CERTAIN documents--Womack's book and films like Potemkin and The Battle of Algiers--lead me to ask what may be a naive question: do the people, because they are right, always win out in the end?

Films of Socialist realism, because they promote a particular ideology, always answer in the affirmative. Womack's answer is less biased, but strangely equivocal. He shows how, when Carranza was overthrown, the remaining Zapatista leaders won pivotal roles in the government of Obregon. The ejido program of the early twenties, which granted previously-claimed land to villages, was a Zapatista victory. The boost given the ejidos by Cárdenas in the thirties nearly satisfied the revolutionary goals of the Morelos villagers.

But, returning to Zapata's own village today, Womack finds that though the campesinos survive in the sixties, they do not prosper. They have been bypassed, shunted aside by the industrialized Mexico which began under Cárdenas, the man who protected their interests. In Five Families, Oscar Lewis draws a similarly dismal picture--a day in the life of a family in Tepotzlan, one of the Morelos villages, and a day in the life of a Tepotzlan family which has moved to a working-class barrio in Mexico City. Both families continue to exist as their revolutionary ancestors did--marginally, badly.

Were you to ask Womack whether the campesinos of Morelos triumphed, he would say, "well, they survived."

Survival was all they sought and, ironically, all they got.

That people could seek only the survival of their way of life, or want a revolution so limited, so circumscribed and conservative, these notions are alien to out sophisticated way of thinking.

Several years ago a lay psychoanalyst who had been studying people in Morelos announced in The Atlantic that all rural people hate the land from which they grab their living.
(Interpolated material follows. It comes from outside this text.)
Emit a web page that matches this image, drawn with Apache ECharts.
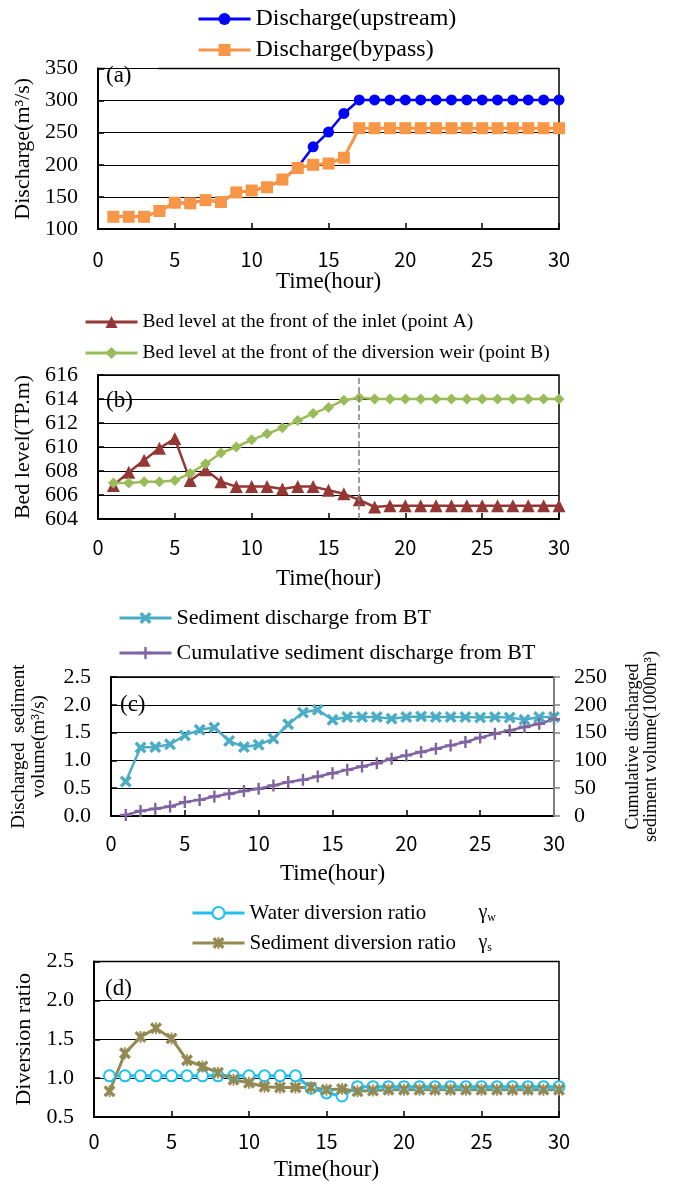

Land is fickle, he said, yielding some years and not others. Why then were the campesinos of Morelos willing to give up their lives to secure tiny fields for their children? I get from Womack's book the same feeling I have gotten from watching campesinos in other parts of Mexico talk about land. It is not something you love or hate, it is a part of you, and as you would fight to stay alive, so you would fight to protect you land from dismemberment. Only such strong feelings can serve to explain how Zapata and his followers could have made the terrible, ruinous journey they made. Their revolution demanded of them a self-sacrifice which few of us, with our theories and our brains and our shifting loyalties, could make.